▶ _What to do_:
Count every line of the material that holds the string "standalone". Respond with the total only.

Code that draws figures
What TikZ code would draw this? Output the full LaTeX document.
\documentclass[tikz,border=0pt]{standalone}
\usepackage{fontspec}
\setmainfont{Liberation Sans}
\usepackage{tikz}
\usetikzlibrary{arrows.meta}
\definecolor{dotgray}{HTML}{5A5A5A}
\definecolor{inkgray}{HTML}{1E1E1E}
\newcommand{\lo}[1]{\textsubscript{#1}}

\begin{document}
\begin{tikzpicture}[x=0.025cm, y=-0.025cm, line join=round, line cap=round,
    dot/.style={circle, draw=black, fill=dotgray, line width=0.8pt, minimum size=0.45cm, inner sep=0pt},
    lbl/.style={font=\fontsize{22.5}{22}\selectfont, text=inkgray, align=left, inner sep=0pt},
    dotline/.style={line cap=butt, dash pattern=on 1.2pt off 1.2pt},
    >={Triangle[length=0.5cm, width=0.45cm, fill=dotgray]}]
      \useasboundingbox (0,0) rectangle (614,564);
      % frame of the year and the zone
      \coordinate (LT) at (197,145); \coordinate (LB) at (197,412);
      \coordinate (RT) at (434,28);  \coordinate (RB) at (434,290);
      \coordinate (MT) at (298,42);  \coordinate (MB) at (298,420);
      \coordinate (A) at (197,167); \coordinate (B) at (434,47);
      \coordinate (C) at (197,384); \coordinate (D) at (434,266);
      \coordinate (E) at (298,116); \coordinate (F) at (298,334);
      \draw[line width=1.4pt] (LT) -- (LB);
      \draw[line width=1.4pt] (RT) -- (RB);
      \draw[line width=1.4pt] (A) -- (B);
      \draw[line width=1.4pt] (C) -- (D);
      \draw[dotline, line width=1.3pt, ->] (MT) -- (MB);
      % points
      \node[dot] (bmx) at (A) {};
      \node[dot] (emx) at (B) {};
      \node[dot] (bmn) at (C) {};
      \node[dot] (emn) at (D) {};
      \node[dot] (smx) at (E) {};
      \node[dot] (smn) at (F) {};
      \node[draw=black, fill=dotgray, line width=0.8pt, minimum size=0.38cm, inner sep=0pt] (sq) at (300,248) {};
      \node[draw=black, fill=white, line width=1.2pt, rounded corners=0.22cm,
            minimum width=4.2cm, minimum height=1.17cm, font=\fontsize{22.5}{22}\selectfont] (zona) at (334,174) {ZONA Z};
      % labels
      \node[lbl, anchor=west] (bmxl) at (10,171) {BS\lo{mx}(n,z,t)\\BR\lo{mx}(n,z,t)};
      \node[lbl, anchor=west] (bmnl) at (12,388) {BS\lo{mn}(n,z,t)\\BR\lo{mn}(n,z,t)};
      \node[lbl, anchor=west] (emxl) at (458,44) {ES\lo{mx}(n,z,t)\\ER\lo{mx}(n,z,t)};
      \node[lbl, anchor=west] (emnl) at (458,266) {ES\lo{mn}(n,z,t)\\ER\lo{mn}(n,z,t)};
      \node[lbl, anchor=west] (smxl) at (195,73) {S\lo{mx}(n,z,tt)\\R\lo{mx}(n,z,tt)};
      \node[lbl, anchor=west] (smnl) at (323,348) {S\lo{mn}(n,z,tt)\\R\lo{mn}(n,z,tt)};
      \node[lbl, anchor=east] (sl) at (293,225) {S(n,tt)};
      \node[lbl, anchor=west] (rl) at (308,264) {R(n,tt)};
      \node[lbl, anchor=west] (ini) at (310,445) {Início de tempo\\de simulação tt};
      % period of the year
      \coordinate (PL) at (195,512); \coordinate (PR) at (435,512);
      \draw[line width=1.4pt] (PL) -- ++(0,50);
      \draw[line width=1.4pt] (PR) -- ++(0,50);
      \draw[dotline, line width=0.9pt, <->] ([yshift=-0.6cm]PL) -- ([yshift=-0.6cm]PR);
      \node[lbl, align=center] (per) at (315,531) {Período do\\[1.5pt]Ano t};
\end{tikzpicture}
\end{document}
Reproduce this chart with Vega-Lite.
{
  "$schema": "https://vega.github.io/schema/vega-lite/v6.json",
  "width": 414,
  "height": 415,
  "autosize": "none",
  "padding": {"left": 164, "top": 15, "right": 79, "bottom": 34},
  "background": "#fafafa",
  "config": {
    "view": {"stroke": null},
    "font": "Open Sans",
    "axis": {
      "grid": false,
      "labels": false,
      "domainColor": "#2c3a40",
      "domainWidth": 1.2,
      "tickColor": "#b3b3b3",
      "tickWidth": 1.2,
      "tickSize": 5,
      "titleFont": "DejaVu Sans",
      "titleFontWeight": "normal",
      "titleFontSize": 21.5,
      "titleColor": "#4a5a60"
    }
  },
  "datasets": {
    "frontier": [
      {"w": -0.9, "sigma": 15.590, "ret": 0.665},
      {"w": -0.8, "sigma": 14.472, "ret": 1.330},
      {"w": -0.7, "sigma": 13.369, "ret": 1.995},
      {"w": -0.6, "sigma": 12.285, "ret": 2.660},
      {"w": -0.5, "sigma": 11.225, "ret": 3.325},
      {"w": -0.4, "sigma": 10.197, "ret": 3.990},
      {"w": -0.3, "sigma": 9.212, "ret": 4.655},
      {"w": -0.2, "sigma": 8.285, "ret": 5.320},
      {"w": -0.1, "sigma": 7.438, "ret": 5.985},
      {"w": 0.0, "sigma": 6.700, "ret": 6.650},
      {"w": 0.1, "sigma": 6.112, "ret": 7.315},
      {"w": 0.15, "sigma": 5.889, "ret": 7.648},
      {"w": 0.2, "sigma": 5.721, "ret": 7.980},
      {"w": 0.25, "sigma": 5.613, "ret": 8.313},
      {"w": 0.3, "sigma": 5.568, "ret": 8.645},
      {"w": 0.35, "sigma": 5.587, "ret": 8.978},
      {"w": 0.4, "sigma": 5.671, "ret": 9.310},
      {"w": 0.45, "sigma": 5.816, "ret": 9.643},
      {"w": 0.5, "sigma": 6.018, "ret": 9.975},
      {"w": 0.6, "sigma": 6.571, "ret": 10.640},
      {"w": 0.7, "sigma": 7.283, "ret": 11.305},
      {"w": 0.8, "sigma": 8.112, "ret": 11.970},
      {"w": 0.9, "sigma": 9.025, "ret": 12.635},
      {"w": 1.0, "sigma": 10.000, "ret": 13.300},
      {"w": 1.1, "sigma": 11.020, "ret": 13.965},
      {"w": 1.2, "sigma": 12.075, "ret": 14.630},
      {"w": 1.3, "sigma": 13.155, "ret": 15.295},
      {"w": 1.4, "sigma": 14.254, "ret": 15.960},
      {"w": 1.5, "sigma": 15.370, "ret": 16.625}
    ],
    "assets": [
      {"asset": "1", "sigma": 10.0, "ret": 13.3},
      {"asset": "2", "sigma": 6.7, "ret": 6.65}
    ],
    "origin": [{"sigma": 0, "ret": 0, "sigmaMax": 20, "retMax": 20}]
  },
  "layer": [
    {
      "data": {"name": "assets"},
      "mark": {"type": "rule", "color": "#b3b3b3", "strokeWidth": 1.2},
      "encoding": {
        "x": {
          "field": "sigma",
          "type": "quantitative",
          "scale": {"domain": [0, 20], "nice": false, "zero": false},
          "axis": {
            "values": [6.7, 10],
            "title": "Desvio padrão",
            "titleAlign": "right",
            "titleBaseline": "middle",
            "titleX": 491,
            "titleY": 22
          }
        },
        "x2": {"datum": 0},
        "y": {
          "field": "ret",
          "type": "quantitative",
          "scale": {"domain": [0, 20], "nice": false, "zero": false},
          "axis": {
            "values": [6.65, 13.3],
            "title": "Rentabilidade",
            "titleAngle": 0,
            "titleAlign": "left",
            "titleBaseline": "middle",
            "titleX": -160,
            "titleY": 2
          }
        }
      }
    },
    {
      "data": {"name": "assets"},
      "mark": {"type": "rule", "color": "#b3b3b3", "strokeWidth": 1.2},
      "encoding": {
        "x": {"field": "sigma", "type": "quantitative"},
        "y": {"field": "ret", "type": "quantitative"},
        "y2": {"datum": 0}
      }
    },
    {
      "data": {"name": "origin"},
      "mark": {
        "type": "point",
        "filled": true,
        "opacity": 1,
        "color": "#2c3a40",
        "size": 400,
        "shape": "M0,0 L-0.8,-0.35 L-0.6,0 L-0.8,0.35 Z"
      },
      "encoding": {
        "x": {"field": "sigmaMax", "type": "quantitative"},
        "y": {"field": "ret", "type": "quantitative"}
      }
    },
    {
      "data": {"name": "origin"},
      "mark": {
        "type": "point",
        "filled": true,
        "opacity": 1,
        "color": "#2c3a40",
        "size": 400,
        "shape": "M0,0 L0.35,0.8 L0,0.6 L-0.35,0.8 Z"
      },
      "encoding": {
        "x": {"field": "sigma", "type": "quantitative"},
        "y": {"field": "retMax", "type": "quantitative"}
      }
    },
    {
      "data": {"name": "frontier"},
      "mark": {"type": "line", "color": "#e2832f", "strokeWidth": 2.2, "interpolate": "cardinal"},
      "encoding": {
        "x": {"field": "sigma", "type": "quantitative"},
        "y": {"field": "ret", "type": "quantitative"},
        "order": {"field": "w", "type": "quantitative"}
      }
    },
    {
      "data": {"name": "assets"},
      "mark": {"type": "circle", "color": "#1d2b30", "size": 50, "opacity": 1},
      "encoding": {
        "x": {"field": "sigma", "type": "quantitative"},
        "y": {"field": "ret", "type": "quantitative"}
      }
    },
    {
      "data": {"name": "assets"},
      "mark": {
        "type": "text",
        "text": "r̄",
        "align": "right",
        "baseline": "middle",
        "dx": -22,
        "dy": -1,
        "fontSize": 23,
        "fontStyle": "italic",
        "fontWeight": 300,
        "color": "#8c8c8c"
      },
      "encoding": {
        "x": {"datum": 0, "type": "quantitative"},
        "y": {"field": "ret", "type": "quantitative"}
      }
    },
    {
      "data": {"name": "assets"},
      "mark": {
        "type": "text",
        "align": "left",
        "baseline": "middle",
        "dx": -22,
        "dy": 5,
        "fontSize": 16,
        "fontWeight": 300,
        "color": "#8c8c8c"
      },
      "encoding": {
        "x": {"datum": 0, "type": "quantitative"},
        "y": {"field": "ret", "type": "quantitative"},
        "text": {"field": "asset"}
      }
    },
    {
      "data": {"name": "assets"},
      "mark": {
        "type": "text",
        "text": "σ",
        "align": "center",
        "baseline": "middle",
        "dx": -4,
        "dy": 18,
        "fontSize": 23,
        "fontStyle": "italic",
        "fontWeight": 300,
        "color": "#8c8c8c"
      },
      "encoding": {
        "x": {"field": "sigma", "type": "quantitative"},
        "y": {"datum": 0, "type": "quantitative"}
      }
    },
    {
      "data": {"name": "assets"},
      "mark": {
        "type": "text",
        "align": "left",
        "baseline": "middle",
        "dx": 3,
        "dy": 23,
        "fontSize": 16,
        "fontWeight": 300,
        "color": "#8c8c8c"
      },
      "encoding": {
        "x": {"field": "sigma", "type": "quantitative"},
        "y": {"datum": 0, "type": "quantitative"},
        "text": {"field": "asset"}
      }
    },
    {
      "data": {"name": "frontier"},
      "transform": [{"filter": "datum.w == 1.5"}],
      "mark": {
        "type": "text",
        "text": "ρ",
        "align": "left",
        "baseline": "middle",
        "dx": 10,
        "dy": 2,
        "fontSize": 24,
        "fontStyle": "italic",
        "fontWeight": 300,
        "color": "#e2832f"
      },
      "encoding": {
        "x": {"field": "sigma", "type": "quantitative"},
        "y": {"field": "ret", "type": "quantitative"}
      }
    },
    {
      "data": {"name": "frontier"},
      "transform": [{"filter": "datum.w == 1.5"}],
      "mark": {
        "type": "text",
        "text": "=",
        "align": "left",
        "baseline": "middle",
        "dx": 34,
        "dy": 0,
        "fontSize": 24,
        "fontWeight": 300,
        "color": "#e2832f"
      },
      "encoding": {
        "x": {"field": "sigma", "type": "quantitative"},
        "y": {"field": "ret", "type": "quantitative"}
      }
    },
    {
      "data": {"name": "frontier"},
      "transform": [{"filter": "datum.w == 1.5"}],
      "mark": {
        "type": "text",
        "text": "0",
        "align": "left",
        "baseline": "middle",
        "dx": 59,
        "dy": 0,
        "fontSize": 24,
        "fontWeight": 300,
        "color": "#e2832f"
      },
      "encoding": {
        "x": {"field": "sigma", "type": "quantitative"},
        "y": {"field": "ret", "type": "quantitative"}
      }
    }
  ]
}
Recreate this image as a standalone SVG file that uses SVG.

▶ _Answer in full_:
2